Jane contracted the most pernicious form of multiple sclerosis as she led and trained Young Advisors across the country. She struggled on for a while, her mobility deteriorating. She left YAC and its exhausting nationwide travelling and set up an education centre, near where she lived, at Tapeley Manor, the stately home of the Christies. 

After Tapeley, Jane set up her own business, self-employed, reading tarot, making jewellery, painting, collaging, and learning new crafts. This, because she was creative and intelligent, but also because she was largely housebound and forced to live on an extremely low income – far below the poverty line – because of successive benefit cuts.
And in typically Jane entrepreneurial, decisive style, at the age of 49, when the MS could be tolerated no longer, she chose to die at home, courageously withdrawing from treatment, and voluntarily stopping to eat and drink. This was Jane as she lived, clearheaded, knowing what she wanted, and got it. She had already been campaigning for disability rights, Dignity in Dying, legalising cannabis for health treatment and pain release, and against austerity. 

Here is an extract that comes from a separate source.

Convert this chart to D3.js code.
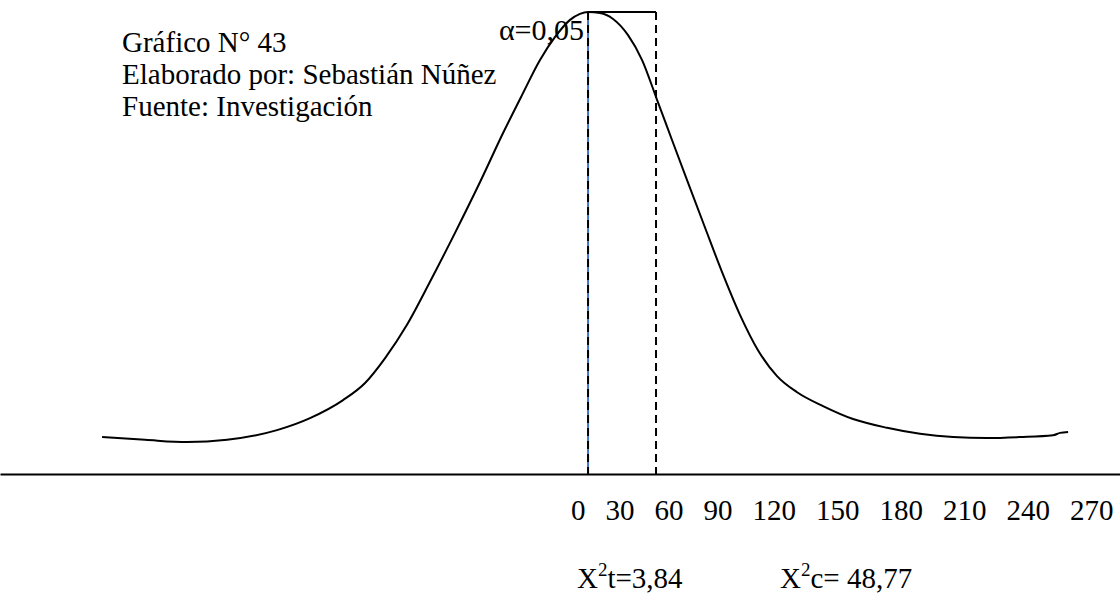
<!DOCTYPE html>
<html>
<head>
<meta charset="utf-8">
<script src="https://cdn.jsdelivr.net/npm/d3@7/dist/d3.min.js"></script>
<style>
  html, body { margin: 0; padding: 0; background: #fff; }
  svg { display: block; font-family: "Liberation Serif", "Times New Roman", serif; }
</style>
</head>
<body>
<svg id="chart"></svg>
<script>
// bell curve (x in critical units, y as share of the peak)
var curveX = [-4.289, -3.910, -3.539, -3.186, -2.745, -2.454, -2.162, -1.968, -1.791, -1.598,
  -1.395, -1.174, -0.953, -0.750, -0.583, -0.424, -0.291, -0.159, -0.071,
  0, 0.106, 0.221, 0.353, 0.477, 0.609, 0.741, 0.883, 1.033, 1.183,
  1.342, 1.500, 1.668, 1.845, 2.074, 2.339, 2.639, 2.930, 3.222, 3.522,
  3.813, 4.104, 4.166, 4.237];
var curveY = [0.080, 0.074, 0.069, 0.074, 0.095, 0.121, 0.160, 0.197, 0.251, 0.323,
  0.416, 0.522, 0.632, 0.738, 0.820, 0.896, 0.946, 0.983, 0.996,
  1.000, 0.998, 0.985, 0.950, 0.896, 0.810, 0.723, 0.630, 0.533, 0.437,
  0.344, 0.268, 0.212, 0.177, 0.147, 0.119, 0.100, 0.087, 0.080, 0.078,
  0.080, 0.084, 0.089, 0.091];

var critTable = 0,   // X2 t
  critCalc = 0.6;    // X2 c

var tickLabels = ['0', '30', '60', '90', '120', '150', '180', '210', '240', '270'];
var headerLines = ['Gráfico N° 43', 'Elaborado por: Sebastián Núñez', 'Fuente: Investigación'];
var alphaLabel = 'α=0,05';
var statLabels = [
  { sup: '2', rest: 't=3,84' },
  { sup: '2', rest: 'c= 48,77' }
];

var width = 1120,
  height = 600;

var svg = d3.select('#chart').attr('width', width).attr('height', height);

var x = d3.scaleLinear().domain([-5.19, 4.695]).range([0, width]),
  y = d3.scaleLinear().domain([0, 1]).range([474, 12]);

// base axis line
var axis = svg.append('g')
  .attr('transform', 'translate(0,' + y(0) + ')')
  .call(d3.axisBottom(x).tickValues([]).tickSizeOuter(0));
axis.select('.domain').attr('stroke', '#000').attr('stroke-width', 2);

// critical lines
svg.append('line')
  .attr('x1', x(critTable)).attr('x2', x(critTable))
  .attr('y1', y(1)).attr('y2', y(0))
  .attr('stroke', '#4472c4').attr('stroke-width', 2);
svg.append('line')
  .attr('x1', x(critTable)).attr('x2', x(critTable))
  .attr('y1', y(1)).attr('y2', y(0))
  .attr('stroke', '#000').attr('stroke-width', 2)
  .attr('stroke-dasharray', '8,5');
svg.append('line')
  .attr('x1', x(critCalc)).attr('x2', x(critCalc))
  .attr('y1', y(1)).attr('y2', y(0))
  .attr('stroke', '#000').attr('stroke-width', 2)
  .attr('stroke-dasharray', '8,5');
svg.append('line')
  .attr('x1', x(critTable)).attr('x2', x(critCalc))
  .attr('y1', y(1)).attr('y2', y(1))
  .attr('stroke', '#000').attr('stroke-width', 1.8);

// the curve
var line = d3.line()
  .x(function(d) { return x(d[0]); })
  .y(function(d) { return y(d[1]); })
  .curve(d3.curveMonotoneX);

svg.append('path')
  .datum(d3.zip(curveX, curveY))
  .attr('d', line)
  .attr('fill', 'none')
  .attr('stroke', '#000')
  .attr('stroke-width', 2);

// header block
svg.append('g').selectAll('text')
  .data(headerLines).enter()
  .append('text')
  .attr('x', 122)
  .attr('y', function(d, i) { return 52 + i * 32; })
  .attr('font-size', 29)
  .attr('fill', '#000')
  .text(function(d) { return d; });

svg.append('text')
  .attr('x', x(critTable) - 4)
  .attr('y', 40)
  .attr('text-anchor', 'end')
  .attr('font-size', 30)
  .text(alphaLabel);

// tick labels, written as one spaced row
var tickRow = svg.append('text')
  .attr('x', 571)
  .attr('y', 520)
  .attr('font-size', 29);
tickRow.selectAll('tspan')
  .data(tickLabels).enter()
  .append('tspan')
  .attr('dx', function(d, i) { return i === 0 ? 0 : 20; })
  .text(function(d) { return d; });

// statistic labels
var statX = [577, 780];
statLabels.forEach(function(s, i) {
  var t = svg.append('text')
    .attr('x', statX[i])
    .attr('y', 588)
    .attr('font-size', 29);
  t.append('tspan').text('X');
  t.append('tspan').attr('dy', -12).attr('font-size', 19).text(s.sup);
  t.append('tspan').attr('dy', 12).text(s.rest);
});
</script>
</body>
</html>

And of course she was always an aficionado of “Glasto” – Glastonbury Festival in Somerset.

Jane had been in the print, newspaper, and creative arts industries before she decided to move into community development, which she did with all of the same energy and enthusiasm she brought to Young Advisors. 

In Essex where she had lived before moving to Devon, she set up an early learning programme for small children and their parents. One of the first initiatives she espoused from her previous media profession was to change bureaucratic procedures so that ordinary people, especially disadvantaged young mothers, could get access to services. In order to communicate unthreateningly she searched for the type of font that was most friendly, a font that bureaucracies, authorities, and governments never used – comic sans. For that reason this tribute to Jane is written in ‘her font’. 

Thank you Jane for all you have done to make Young Advisors a still innovative and creative inspiration.